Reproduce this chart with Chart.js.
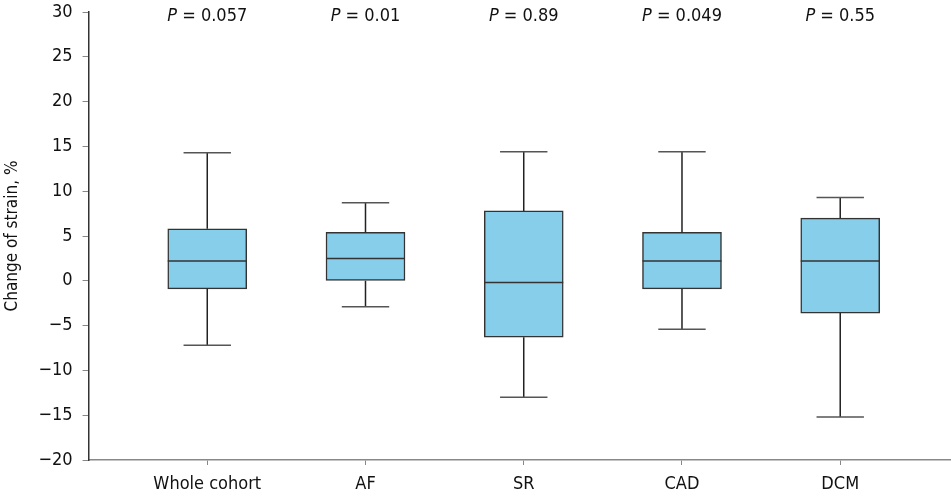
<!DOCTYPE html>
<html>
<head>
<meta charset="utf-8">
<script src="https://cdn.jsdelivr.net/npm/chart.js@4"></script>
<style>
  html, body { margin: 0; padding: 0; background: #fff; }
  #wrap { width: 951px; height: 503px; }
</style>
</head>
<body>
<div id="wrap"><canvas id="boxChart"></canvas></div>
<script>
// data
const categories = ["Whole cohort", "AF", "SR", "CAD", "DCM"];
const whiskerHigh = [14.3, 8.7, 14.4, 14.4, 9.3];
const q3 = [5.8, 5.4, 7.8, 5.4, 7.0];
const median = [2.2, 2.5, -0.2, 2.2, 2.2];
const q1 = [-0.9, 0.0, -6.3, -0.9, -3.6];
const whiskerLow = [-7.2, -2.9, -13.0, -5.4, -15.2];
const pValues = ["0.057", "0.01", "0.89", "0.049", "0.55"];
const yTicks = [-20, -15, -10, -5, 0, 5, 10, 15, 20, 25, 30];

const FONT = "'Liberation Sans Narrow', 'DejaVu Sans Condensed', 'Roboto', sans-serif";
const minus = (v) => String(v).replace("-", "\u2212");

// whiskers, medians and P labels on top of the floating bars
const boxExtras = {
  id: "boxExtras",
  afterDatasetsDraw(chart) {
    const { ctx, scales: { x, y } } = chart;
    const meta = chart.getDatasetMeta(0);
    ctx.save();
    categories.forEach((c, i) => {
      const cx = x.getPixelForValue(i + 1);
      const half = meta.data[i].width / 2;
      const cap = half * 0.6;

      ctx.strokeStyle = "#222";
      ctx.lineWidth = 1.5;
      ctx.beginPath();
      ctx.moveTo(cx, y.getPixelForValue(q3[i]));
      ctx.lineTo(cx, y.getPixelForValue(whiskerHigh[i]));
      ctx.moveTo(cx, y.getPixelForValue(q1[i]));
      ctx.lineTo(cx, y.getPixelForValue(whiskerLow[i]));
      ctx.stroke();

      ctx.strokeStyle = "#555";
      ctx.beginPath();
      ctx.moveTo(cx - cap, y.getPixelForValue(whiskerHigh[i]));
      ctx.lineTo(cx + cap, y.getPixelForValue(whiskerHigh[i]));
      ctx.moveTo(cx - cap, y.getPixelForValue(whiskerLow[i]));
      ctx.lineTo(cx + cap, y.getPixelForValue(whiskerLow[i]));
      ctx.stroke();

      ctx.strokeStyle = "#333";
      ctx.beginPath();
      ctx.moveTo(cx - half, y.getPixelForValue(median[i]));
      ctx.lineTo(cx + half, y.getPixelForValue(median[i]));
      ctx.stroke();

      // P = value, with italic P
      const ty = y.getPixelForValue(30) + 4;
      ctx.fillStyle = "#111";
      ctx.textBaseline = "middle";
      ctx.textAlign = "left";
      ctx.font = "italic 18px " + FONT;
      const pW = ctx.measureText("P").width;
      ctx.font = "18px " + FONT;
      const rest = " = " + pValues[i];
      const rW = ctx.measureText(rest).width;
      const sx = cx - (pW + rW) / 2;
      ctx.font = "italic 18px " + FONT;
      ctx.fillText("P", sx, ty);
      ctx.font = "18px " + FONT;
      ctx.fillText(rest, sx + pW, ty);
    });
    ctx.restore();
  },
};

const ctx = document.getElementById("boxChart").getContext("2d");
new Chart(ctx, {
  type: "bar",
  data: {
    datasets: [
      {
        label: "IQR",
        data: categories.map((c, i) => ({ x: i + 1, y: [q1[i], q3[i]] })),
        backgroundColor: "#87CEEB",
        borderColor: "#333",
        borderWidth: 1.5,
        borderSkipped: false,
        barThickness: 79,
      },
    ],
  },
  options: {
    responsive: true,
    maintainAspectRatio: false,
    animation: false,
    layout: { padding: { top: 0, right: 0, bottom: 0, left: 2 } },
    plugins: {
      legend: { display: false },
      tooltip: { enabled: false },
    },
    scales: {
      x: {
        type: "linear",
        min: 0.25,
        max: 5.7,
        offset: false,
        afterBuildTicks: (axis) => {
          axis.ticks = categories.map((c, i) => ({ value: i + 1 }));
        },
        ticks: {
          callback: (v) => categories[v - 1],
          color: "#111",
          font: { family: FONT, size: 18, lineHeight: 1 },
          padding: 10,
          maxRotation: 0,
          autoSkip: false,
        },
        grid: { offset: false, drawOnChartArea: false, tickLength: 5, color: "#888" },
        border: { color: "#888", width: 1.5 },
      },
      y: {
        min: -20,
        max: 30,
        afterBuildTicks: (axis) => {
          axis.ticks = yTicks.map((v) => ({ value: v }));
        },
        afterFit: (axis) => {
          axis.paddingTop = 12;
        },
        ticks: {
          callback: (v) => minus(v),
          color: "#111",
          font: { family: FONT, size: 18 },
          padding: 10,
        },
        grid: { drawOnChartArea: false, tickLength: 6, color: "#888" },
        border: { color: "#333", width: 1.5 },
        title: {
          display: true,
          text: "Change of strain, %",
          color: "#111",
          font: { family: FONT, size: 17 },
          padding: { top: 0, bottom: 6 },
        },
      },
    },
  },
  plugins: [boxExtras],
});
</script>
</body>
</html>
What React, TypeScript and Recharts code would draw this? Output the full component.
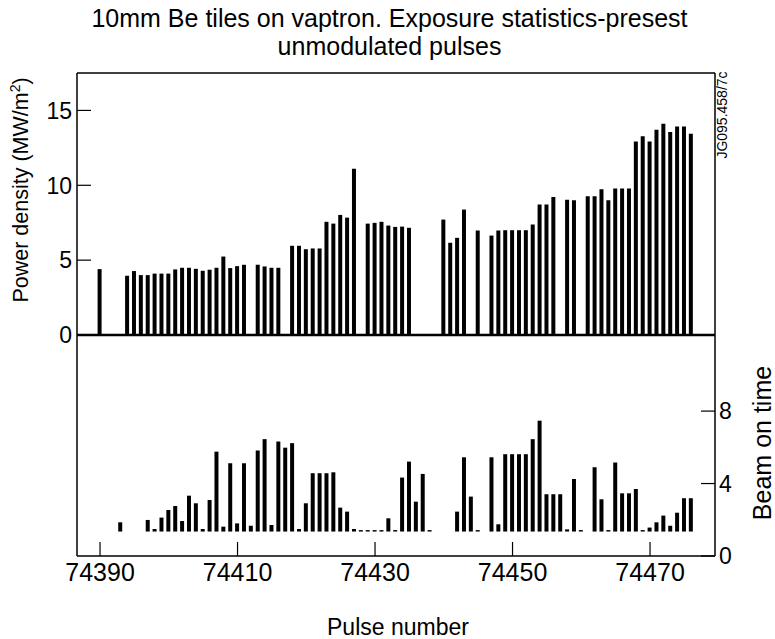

§ Task statement
Search the entries for the string "this" and collect each line that has it.

§ Problem solution
Reproduce this chart with Chart.js.
What React, TypeScript and Recharts code would draw this? Output the full component.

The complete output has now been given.